Smile, damn you. Come on, Buster. Cheer up, it might never happen. Just a little smile. No? OK. Bloody sod you, then.
I don't want to go through all this again. Why I don't like physical comedy. But seeing Paul Merton's audience in his lecture about Old Stoneface I think I understand myself a bit better.
I don't like laughing with other people. I can sit in front of Curb Your Enthusiasm, just me and my good lady wife on the settee, and I'll have tears of laughter rolling down my face. But that's between me and Larry David.
The people in the audience watching Keaton are different. They are getting off on other people's laughter. Show me a Keaton film in the comfort of my living room and I couldn't tell you where you're supposed to laugh. Impressed by the stunts, yes, but laugh?

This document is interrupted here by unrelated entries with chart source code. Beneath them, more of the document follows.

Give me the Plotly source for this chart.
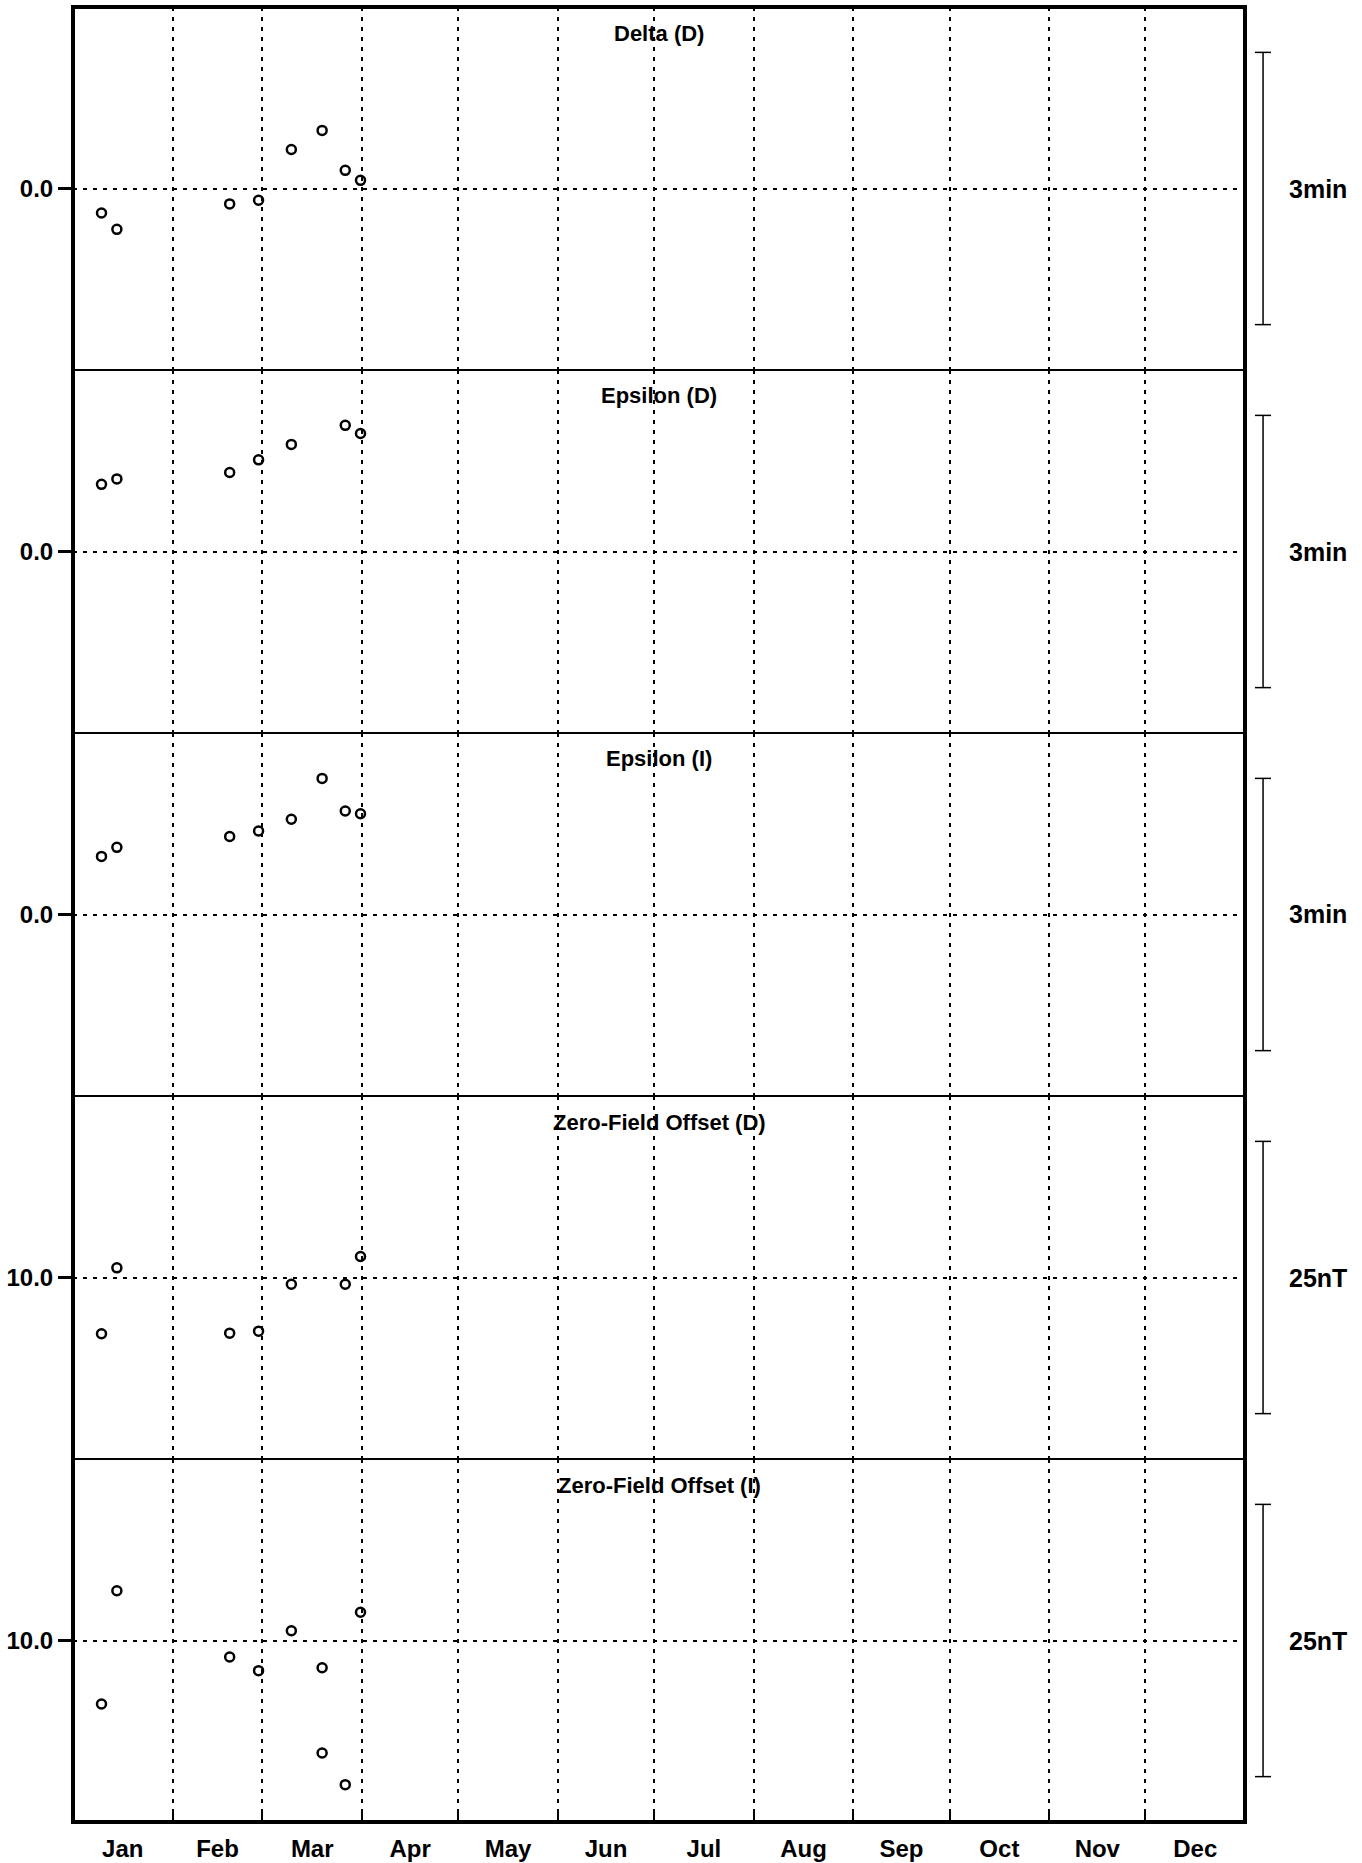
"""
Baseline drift panels: stacked scatter plots with monthly grid and scale bars
"""

import plotly.graph_objects as go
from plotly.subplots import make_subplots

# Observation dates (non-leap year)
obs_dates = ["2015-01-09 21:00", "2015-01-14 16:00", "2015-02-18 19:00", "2015-02-27 19:00",
             "2015-03-10 00:00", "2015-03-19 14:00", "2015-03-26 19:00", "2015-03-31 13:00"]

# Panel values (None = no observation)
delta_d = [-0.27, -0.45, -0.17, -0.13, 0.43, 0.64, 0.20, 0.09]
epsilon_d = [0.74, 0.80, 0.87, 1.01, 1.18, None, 1.39, 1.30]
epsilon_i = [0.64, 0.74, 0.86, 0.92, 1.05, 1.50, 1.14, 1.11]
zfo_d = [4.83, 10.89, 4.89, 5.07, 9.38, None, 9.38, 11.93]

zfo_i_dates = obs_dates + ["2015-03-19 14:00"]
zfo_i = [4.17, 14.57, 8.48, 7.23, 10.90, 7.50, -3.24, 12.59, -0.33]

panel_titles = ["Delta (D)", "Epsilon (D)", "Epsilon (I)", "Zero-Field Offset (D)", "Zero-Field Offset (I)"]
panel_dates = [obs_dates, obs_dates, obs_dates, obs_dates, zfo_i_dates]
panel_values = [delta_d, epsilon_d, epsilon_i, zfo_d, zfo_i]
panel_centers = [0.0, 0.0, 0.0, 10.0, 10.0]
center_labels = ["0.0", "0.0", "0.0", "10.0", "10.0"]
scale_sizes = [3.0, 3.0, 3.0, 25.0, 25.0]
scale_labels = ["3min", "3min", "3min", "25nT", "25nT"]

FONT = "Liberation Sans, Arial, sans-serif"
GRID_DASH = "4px,6px"
n = len(panel_titles)

fig = make_subplots(rows=n, cols=1, shared_xaxes=True, vertical_spacing=0)

for i in range(n):
    row = i + 1
    fig.add_trace(
        go.Scatter(
            x=panel_dates[i],
            y=panel_values[i],
            mode="markers",
            marker=dict(symbol="circle-open", size=9, color="black",
                        line=dict(width=2.5, color="black")),
            showlegend=False,
            hovertemplate="%{x}<br>%{y:.2f}<extra></extra>",
        ),
        row=row, col=1,
    )

    # half range so that the scale bar covers 3/4 of the panel
    half = scale_sizes[i] / 1.5
    c = panel_centers[i]
    fig.update_yaxes(
        range=[c - half, c + half],
        tickvals=[c], ticktext=[f"<b>{center_labels[i]}</b>"],
        ticks="outside", ticklen=14, tickwidth=2.5, tickcolor="black",
        showgrid=True, gridcolor="black", griddash=GRID_DASH, gridwidth=2,
        zeroline=False, showline=False, automargin=False, fixedrange=True,
        tickfont=dict(family=FONT, size=24, color="black"),
        row=row, col=1,
    )
    fig.update_xaxes(
        type="date", range=["2015-01-01", "2016-01-01"],
        dtick="M1", tick0="2015-01-01", tickformat="<b>%b</b>", ticklabelmode="period",
        showgrid=True, gridcolor="black", griddash=GRID_DASH, gridwidth=2,
        zeroline=False, showline=False, automargin=False,
        ticks="inside" if row == n else "", ticklen=10, tickwidth=2, tickcolor="black",
        showticklabels=(row == n), ticklabelstandoff=10,
        tickfont=dict(family=FONT, size=24, color="black"),
        row=row, col=1,
    )

    yref = "y" if row == 1 else f"y{row}"
    # scale bar on the right
    bar_lo, bar_hi = c - scale_sizes[i] / 2, c + scale_sizes[i] / 2
    fig.add_shape(type="line", xref="paper", yref=yref, x0=1.0154, x1=1.0154,
                  y0=bar_lo, y1=bar_hi, line=dict(color="black", width=1.5))
    for yy in (bar_lo, bar_hi):
        fig.add_shape(type="line", xref="paper", yref=yref, x0=1.0085, x1=1.0222,
                      y0=yy, y1=yy, line=dict(color="black", width=1.5))
    fig.add_annotation(xref="paper", yref=yref, x=1.0623, y=c,
                       text=f"<b>{scale_labels[i]}</b>", showarrow=False,
                       font=dict(family=FONT, size=25, color="black"),
                       xanchor="center", yanchor="middle")

    # panel title
    fig.add_annotation(xref="paper", yref=f"{yref} domain", x=0.5, y=1, yshift=-26,
                       text=f"<b>{panel_titles[i]}</b>", showarrow=False,
                       font=dict(family=FONT, size=22, color="black"),
                       xanchor="center", yanchor="middle")

    # separator between panels
    if row > 1:
        fig.add_shape(type="line", xref="paper", yref=f"{yref} domain", x0=0, x1=1,
                      y0=1, y1=1, line=dict(color="black", width=2))

# outer frame
fig.add_shape(type="rect", xref="paper", yref="paper", x0=0, x1=1, y0=0, y1=1,
              line=dict(color="black", width=4))

fig.update_layout(
    width=1362,
    height=1863,
    margin=dict(l=73, r=117, t=7, b=41),
    plot_bgcolor="white",
    paper_bgcolor="white",
    font=dict(family=FONT, color="black"),
    showlegend=False,
)

# drop the default page margin so the figure sits at the window origin
fig.write_html("out.html", config={"displayModeBar": False},
               post_script="document.body.style.margin = '0';")
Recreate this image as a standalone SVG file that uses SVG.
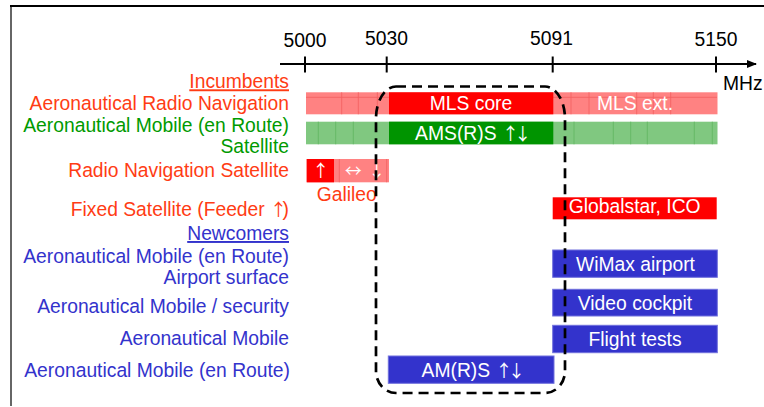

But when there's an audience they all seem to pick up where to laugh almost immediately. I don't know if Merton initiated the laughter himself but...
It reminds me of Billy Bragg when he's talking to an audience about some old folkie or other. He keeps his audience rapt with his witty Essex repartee. They laugh in the right places, too.
At one point Merton asks his audience to imagine how the following excerpt of Buster's film could be improved by dialogue. The excerpt shows Buster running down a hill, seemingly out of control, being chased by rocks.
The dialogue could go like this...
FIRST ROCK: Let's get the bastard.
SECOND ROCK: Stone face, my arse. He only looks like that so he can get the women.
FIRST ROCK: I bet he's had his fair share, too.
THIRD ROCK: Course he has. And do you think he would've if he'd looked like us?
SECOND ROCK: Oi, Keaton! How'd you like a real stone face?